**Requirements**
Track down every line below that holds "with" and copy it.
═════ Extracted material ═════
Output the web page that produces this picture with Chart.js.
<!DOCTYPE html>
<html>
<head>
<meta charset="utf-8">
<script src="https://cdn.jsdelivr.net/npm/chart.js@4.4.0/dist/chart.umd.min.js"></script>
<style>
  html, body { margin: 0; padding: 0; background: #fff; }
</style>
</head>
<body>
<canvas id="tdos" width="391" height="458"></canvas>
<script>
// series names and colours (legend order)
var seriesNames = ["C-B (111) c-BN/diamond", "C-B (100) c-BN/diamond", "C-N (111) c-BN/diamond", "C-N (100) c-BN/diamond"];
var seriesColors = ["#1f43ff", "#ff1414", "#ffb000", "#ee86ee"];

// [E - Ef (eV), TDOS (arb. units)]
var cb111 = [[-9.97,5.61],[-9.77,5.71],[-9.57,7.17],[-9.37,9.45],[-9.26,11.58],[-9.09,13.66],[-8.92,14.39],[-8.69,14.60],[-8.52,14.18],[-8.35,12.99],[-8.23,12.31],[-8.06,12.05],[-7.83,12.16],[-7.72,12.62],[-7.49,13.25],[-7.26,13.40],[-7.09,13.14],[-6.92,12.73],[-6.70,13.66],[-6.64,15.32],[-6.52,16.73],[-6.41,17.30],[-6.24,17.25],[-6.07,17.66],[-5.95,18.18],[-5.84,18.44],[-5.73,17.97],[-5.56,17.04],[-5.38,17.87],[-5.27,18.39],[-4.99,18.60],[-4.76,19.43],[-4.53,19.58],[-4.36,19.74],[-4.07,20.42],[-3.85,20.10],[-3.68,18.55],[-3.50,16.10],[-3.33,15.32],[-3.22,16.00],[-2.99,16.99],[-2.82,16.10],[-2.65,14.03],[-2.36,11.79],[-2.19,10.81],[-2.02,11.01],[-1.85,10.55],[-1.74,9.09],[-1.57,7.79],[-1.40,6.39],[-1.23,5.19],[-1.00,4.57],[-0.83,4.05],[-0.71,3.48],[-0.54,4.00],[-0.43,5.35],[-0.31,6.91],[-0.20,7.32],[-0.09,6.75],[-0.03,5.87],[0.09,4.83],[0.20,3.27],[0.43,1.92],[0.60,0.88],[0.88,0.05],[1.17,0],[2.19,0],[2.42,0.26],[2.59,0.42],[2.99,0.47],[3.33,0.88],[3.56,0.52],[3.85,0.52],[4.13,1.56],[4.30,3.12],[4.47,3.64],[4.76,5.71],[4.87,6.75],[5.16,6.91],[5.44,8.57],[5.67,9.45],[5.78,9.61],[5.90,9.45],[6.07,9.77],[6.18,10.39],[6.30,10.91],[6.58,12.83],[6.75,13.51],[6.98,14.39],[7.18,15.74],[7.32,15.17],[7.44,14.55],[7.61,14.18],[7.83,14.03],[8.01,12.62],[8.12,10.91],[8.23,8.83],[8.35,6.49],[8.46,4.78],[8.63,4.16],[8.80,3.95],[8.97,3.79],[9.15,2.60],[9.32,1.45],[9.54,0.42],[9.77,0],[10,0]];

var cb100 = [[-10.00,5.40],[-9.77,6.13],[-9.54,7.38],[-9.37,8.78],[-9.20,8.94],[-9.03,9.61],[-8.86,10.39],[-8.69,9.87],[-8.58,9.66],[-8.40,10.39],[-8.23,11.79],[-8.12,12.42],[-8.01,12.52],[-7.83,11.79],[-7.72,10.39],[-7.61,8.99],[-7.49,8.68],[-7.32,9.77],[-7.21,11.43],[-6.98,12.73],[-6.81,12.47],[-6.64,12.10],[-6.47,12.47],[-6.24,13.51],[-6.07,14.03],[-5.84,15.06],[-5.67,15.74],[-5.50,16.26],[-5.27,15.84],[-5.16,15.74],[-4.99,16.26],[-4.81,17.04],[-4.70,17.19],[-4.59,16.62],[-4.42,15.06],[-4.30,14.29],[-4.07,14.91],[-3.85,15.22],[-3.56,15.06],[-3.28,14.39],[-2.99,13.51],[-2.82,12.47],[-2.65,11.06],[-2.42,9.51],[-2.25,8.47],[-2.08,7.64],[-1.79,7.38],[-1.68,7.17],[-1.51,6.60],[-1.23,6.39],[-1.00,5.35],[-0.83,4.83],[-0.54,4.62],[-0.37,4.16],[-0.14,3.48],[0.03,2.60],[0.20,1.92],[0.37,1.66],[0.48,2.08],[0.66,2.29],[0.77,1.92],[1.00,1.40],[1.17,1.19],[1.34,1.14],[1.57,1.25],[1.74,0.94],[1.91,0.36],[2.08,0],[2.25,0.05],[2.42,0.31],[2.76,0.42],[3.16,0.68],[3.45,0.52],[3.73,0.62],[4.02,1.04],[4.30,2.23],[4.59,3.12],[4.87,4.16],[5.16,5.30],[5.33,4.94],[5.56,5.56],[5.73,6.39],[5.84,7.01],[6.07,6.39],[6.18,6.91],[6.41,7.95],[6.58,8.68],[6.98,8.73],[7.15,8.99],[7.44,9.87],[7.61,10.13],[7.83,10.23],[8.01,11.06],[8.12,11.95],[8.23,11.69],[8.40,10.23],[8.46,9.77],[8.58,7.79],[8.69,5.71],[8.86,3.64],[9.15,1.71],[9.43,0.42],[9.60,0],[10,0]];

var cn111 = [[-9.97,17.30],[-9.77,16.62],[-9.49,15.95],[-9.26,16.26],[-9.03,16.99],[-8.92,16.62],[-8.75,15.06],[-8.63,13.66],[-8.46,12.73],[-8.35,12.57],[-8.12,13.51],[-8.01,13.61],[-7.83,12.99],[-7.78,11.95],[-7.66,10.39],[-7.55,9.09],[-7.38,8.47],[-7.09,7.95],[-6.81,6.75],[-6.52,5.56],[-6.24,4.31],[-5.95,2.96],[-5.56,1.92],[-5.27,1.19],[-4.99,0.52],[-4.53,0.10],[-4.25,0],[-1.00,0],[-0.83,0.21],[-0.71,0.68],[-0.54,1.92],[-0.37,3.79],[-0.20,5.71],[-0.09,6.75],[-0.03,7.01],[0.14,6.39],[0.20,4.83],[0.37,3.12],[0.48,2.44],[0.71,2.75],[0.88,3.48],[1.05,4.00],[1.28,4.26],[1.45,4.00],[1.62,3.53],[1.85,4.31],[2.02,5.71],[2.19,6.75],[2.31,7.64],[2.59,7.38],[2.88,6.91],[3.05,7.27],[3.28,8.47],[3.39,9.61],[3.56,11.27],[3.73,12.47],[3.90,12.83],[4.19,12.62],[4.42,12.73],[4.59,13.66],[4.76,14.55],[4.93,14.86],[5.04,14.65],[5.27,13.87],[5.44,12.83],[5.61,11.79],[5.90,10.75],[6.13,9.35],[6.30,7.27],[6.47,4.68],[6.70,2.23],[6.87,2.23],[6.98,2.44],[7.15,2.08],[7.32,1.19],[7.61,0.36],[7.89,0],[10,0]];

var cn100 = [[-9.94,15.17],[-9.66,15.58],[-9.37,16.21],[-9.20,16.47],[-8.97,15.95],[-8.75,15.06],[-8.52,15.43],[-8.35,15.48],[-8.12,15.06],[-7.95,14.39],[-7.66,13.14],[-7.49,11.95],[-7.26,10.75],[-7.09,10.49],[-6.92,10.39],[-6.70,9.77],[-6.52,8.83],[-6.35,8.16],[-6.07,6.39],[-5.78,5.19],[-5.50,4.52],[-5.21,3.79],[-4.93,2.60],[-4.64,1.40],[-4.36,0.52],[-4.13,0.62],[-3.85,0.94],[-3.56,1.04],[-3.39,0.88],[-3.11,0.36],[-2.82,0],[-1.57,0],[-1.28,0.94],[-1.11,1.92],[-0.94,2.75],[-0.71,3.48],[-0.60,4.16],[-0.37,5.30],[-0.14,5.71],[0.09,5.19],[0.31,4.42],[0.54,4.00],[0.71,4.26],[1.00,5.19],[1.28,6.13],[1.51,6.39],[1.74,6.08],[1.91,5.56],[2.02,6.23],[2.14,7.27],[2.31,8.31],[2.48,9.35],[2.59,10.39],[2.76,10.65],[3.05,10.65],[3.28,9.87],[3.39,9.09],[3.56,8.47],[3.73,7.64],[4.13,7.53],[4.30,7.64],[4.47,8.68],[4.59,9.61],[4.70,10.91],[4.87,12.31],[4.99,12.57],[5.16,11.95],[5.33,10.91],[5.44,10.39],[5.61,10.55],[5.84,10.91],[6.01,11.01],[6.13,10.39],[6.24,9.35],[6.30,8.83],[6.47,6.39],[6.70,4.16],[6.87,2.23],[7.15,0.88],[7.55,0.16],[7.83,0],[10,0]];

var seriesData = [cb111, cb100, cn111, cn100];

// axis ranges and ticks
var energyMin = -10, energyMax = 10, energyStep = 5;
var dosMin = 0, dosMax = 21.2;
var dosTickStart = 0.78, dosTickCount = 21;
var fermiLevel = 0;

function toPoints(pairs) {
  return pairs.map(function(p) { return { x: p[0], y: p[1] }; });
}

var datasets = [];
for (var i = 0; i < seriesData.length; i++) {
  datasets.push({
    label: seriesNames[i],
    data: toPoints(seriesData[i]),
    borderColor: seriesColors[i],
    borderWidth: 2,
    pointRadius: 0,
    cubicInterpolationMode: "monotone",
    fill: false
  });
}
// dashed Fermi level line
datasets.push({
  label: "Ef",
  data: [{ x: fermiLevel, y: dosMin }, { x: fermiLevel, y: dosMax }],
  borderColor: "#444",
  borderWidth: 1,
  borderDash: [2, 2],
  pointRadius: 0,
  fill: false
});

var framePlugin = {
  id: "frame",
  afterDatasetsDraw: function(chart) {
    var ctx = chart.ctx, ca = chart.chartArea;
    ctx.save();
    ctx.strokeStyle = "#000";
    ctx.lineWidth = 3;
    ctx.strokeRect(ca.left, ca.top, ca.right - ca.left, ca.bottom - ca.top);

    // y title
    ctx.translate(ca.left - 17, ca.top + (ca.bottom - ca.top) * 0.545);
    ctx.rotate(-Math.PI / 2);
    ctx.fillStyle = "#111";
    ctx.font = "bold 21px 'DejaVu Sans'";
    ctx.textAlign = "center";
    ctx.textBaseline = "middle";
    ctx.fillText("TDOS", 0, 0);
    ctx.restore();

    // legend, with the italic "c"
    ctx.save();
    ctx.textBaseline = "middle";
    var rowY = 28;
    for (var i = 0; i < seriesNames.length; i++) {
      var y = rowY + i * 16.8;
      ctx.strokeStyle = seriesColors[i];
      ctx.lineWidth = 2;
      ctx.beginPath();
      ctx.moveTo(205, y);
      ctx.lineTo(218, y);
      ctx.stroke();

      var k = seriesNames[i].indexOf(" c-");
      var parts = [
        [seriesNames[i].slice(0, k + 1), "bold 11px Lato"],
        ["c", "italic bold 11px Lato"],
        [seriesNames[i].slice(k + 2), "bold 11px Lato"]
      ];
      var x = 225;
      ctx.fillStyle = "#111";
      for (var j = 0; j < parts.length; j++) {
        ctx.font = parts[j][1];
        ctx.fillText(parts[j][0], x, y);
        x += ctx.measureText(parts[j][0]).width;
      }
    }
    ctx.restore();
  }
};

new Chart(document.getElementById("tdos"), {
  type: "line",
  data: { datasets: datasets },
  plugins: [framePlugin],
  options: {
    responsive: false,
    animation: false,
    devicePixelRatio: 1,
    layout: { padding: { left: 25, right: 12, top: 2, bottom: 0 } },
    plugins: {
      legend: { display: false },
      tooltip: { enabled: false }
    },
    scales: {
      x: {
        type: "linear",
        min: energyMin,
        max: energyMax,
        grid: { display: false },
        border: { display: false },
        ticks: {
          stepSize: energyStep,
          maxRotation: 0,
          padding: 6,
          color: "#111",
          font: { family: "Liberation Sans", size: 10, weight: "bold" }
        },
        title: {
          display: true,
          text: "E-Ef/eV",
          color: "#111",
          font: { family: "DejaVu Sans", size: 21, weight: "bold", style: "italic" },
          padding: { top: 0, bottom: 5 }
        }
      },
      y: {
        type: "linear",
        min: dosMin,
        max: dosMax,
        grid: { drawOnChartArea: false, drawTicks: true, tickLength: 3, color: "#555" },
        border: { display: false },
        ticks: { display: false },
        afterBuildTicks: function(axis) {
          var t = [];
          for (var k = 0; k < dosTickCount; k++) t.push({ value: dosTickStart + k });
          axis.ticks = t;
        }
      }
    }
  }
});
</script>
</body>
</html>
═════
═════ Extracted material ═════
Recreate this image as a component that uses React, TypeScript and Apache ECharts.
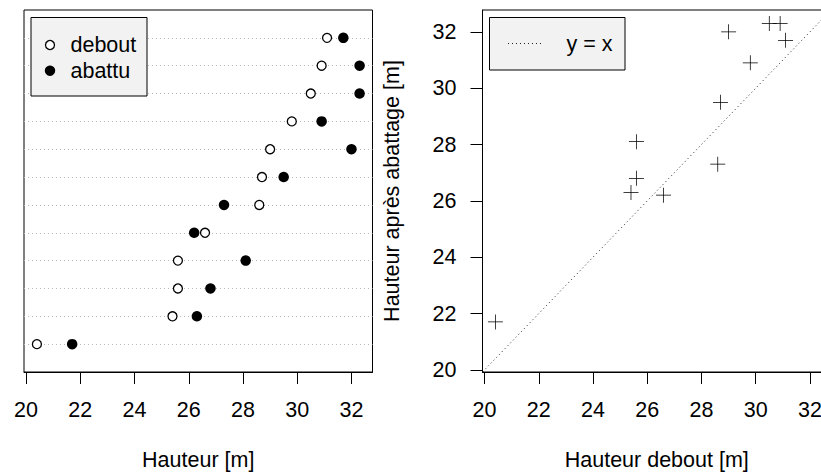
═════
**The result**
Output the web page that produces this picture with Chart.js.
    // legend, with the italic "c"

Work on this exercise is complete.